論 考

しがらみ再考

筆者 奥井禮喜(おくい・れいき)

 一時期、しがらみのない政治という言葉が目立った。この場合、「まとわりつく」関係=利害関係を断つ政治という使い方であった。

 しかし、政治家諸氏は、地縁血縁、親類縁者、同窓生、公私お付き合いなど、とにかく、しがらみこそが存在理由みたいであるから、それを断つというのは、至難の業である。

 一方には、「絆を大事にする」という美しい表現もあって、しがらみと同類のようだが、こちらには嫌な意味合いがない。
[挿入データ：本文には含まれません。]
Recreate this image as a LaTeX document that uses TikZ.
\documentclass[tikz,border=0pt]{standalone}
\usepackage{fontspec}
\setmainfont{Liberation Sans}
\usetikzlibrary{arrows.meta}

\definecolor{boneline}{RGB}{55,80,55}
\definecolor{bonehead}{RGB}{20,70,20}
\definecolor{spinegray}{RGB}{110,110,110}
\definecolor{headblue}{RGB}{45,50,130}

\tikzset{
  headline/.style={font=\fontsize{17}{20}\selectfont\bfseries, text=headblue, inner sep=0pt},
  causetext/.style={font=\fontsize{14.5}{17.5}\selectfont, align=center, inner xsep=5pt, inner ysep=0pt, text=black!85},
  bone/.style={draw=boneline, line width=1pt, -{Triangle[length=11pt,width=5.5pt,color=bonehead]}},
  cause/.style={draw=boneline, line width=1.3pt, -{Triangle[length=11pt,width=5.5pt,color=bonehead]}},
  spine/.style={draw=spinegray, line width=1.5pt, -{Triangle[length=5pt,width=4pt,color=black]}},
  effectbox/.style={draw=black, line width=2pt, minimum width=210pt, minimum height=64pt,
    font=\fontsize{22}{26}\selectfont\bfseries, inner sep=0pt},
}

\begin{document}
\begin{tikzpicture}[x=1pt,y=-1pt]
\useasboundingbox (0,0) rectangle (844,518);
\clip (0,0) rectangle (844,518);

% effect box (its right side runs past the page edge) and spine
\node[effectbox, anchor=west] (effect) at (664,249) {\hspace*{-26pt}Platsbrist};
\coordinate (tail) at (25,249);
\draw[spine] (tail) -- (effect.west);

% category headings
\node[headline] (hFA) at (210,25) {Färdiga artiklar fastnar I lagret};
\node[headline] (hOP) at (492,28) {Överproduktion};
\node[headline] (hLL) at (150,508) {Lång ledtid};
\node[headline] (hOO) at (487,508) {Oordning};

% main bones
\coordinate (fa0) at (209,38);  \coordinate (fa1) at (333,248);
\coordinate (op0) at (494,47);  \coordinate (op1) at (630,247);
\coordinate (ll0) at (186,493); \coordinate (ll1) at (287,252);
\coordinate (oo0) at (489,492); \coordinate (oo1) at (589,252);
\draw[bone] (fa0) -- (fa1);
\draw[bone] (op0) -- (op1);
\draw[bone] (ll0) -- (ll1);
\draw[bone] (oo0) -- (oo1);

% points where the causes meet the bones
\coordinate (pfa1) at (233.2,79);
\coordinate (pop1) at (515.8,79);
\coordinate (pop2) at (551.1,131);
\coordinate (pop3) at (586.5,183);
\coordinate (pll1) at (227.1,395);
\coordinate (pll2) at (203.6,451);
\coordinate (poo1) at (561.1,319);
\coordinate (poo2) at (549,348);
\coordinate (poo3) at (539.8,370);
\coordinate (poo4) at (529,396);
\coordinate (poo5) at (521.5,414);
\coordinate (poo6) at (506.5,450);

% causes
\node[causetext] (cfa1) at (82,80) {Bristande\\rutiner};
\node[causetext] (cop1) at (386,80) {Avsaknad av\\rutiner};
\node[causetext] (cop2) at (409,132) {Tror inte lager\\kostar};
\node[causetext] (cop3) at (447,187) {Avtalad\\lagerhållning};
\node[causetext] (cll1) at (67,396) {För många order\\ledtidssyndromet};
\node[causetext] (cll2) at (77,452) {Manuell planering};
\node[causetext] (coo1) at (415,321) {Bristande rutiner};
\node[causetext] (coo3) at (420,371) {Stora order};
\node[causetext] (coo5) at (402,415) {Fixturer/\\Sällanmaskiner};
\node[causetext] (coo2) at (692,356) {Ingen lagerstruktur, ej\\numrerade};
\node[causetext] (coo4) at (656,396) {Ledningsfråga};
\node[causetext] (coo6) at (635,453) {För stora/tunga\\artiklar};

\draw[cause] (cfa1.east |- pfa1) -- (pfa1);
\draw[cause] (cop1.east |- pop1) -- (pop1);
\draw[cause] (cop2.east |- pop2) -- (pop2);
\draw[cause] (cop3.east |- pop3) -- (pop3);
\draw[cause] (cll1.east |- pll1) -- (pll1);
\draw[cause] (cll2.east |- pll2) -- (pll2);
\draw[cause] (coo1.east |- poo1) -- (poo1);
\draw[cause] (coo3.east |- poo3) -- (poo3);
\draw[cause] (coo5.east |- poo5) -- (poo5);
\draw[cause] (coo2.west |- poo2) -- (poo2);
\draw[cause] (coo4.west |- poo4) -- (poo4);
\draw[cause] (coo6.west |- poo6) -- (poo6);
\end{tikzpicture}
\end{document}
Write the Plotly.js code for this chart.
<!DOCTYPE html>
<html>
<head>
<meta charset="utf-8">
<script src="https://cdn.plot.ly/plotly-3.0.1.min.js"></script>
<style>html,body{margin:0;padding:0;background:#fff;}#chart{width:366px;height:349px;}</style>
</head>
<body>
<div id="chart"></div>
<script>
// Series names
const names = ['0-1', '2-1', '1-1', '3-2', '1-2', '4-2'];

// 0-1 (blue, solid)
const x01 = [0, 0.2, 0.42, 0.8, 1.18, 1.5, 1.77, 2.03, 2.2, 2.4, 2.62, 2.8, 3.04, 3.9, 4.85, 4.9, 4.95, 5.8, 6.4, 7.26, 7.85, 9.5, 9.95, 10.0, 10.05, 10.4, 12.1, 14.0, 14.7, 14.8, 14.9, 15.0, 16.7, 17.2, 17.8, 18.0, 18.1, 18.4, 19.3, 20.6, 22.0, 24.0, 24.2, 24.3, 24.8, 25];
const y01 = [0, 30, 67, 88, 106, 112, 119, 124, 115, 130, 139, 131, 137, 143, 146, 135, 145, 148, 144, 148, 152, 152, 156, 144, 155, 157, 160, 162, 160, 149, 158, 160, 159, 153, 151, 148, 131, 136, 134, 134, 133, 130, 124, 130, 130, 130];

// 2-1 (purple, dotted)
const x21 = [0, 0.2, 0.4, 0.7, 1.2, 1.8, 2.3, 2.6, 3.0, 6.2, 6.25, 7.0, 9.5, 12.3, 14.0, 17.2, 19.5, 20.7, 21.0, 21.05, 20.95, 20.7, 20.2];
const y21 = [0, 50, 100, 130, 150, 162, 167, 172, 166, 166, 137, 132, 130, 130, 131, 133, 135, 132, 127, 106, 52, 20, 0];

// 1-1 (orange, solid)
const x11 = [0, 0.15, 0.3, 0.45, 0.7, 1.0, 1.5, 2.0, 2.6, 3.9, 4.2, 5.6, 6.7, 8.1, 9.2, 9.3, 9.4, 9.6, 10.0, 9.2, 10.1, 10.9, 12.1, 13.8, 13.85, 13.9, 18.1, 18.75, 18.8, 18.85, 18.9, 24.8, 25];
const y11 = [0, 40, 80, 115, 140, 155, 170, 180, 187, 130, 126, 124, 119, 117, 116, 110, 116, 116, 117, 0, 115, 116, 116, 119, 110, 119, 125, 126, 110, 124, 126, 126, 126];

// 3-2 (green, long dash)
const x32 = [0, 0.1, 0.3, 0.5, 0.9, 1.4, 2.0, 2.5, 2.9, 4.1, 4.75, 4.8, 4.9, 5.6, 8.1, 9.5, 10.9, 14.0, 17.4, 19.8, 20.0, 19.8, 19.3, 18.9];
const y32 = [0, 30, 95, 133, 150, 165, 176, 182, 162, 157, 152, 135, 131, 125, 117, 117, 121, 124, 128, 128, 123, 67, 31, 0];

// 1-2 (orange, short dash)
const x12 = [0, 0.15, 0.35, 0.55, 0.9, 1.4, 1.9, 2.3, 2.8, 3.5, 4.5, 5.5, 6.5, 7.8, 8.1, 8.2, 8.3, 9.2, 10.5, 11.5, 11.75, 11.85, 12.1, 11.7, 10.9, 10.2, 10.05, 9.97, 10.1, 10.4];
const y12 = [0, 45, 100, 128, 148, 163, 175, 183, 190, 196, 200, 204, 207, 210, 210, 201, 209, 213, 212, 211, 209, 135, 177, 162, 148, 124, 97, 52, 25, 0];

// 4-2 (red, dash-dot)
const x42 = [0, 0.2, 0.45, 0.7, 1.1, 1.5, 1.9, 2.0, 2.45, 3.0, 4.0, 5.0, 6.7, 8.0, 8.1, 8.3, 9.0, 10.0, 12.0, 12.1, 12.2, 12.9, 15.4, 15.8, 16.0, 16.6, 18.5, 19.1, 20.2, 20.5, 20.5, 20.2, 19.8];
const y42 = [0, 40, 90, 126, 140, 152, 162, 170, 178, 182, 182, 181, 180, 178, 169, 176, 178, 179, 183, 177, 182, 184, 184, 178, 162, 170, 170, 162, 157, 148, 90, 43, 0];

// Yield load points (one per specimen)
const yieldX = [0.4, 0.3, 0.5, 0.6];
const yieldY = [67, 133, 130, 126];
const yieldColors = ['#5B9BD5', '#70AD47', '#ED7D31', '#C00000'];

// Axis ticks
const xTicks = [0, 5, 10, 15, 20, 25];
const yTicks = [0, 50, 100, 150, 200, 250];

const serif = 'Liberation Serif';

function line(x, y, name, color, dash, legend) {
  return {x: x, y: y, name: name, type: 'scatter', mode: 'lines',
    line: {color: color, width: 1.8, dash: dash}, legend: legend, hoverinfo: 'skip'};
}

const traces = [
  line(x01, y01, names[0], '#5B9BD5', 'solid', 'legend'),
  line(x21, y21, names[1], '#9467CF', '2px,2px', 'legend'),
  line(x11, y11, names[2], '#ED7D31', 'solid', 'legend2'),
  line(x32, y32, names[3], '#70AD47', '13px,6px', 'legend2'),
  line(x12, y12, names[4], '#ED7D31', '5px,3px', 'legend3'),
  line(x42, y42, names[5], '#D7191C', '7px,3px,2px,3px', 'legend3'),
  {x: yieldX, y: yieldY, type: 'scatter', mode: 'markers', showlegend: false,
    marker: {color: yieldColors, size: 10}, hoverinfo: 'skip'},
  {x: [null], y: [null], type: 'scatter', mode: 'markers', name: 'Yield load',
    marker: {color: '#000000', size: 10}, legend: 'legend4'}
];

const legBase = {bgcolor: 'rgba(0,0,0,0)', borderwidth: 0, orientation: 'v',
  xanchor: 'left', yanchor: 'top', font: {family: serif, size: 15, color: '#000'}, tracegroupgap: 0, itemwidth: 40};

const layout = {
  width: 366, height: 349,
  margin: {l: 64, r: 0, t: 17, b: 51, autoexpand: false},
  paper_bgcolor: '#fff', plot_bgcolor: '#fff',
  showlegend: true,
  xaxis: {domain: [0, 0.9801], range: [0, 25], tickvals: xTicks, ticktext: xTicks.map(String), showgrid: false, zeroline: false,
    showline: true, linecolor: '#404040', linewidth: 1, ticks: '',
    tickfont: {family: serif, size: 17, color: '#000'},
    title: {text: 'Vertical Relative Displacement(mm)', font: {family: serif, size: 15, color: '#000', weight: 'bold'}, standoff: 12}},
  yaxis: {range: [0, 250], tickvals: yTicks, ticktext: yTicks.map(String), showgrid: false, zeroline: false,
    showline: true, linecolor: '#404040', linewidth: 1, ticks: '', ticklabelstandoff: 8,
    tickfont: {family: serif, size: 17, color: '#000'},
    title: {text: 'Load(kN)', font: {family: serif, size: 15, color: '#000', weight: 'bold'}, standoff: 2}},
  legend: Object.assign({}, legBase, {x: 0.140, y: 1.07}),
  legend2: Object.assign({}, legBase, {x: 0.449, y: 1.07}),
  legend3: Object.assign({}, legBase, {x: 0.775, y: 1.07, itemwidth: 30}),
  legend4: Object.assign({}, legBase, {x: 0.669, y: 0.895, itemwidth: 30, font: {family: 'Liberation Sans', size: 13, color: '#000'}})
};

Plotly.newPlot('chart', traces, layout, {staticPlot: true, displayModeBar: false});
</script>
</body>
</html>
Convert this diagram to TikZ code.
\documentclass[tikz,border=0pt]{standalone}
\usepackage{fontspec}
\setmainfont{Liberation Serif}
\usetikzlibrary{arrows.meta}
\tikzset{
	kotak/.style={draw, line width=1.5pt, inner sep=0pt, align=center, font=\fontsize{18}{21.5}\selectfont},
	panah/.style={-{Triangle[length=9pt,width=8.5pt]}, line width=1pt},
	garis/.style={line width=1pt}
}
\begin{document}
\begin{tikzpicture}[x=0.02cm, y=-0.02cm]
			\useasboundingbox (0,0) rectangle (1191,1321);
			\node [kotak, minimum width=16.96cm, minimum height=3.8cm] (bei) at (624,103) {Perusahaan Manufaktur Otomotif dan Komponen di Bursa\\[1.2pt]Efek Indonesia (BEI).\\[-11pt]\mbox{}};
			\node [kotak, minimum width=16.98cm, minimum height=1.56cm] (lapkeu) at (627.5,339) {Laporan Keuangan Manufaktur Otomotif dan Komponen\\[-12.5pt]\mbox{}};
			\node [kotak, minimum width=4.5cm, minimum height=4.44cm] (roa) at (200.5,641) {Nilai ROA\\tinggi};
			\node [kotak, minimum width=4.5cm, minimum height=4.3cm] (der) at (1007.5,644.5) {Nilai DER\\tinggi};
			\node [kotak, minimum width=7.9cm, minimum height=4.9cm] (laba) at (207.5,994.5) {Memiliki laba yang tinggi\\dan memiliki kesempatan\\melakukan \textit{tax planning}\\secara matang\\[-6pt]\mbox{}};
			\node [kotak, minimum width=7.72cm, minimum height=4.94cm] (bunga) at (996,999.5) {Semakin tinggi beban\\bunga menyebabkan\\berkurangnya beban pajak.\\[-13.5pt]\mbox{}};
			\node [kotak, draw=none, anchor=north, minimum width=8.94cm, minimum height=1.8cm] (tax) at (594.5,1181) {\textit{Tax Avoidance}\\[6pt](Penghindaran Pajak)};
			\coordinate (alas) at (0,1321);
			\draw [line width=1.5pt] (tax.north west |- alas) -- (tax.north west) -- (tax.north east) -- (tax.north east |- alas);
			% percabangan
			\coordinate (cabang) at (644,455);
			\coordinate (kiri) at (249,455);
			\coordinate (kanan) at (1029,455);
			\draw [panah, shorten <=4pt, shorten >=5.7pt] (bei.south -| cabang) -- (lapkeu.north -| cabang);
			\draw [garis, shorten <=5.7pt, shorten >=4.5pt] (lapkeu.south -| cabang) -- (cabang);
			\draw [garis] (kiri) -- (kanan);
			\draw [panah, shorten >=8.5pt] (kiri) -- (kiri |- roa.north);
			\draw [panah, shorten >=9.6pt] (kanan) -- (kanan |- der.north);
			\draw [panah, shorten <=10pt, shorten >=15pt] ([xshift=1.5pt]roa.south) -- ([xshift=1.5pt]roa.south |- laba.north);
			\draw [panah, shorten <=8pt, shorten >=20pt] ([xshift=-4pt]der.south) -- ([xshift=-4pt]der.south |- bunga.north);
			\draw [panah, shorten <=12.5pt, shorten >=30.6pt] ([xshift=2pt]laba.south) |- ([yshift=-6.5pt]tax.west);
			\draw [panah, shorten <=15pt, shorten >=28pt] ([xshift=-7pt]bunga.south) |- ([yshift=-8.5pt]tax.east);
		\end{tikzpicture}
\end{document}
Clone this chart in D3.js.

 ものも言いようだという味気ない表現ではなく、両者の違いには、民主主義の根本が隠されている。

 社会ができたのは、勝手にできたのではなく、はじめは誰かが他の誰かに働きかけたのだろう。社会はとても大きな存在だ、実は個人が集まって作っている。

 社会がよくないというが、実は自分自身が社会である。では、社会をよくするためには、自分から始めねばならない。と、考えれば絆のイメージが沸く。

 しがらみと表現してしまうと、社会ではなく、なんだか損得関係でつながっているようで、社会が必要悪的存在みたいである。

 社会は必要悪ではない。いかに優秀な個人であっても、社会から離れては生きていけない。「人間は社会的動物である」というのは、社会があるから生きていける動物の意味でもある。

 その意味では、個体としては非常に弱いものだともいえる。しかし、ささやかな採取生活でしか生きられなかった人間が、農耕をはじめ、あらゆる分野で生活に必要なものを作り出してきたのは、まさに他の動物にはない偉業である。

 政治家なる職業は、人々が、しがらみで行動するのではなくて、絆で行動するために存在する。

 権力を恣意的に駆使して人々を手足にするような政治家は、政治家とはいえず、正確にいえば悪漢である。

 このように考えると、現代世界においては、政治家が少なく、悪漢が幅を利かせている。幸い、日本にはギャングの大物はいないようだが、コソ泥もどきは少なくないのではないか。

 こうした連中が作り出すのがしがらみ政治、しがらみ民主主義(似非)ということになる。それを排除していく力は、自分が社会を作っているのだということを忘れない人々にある。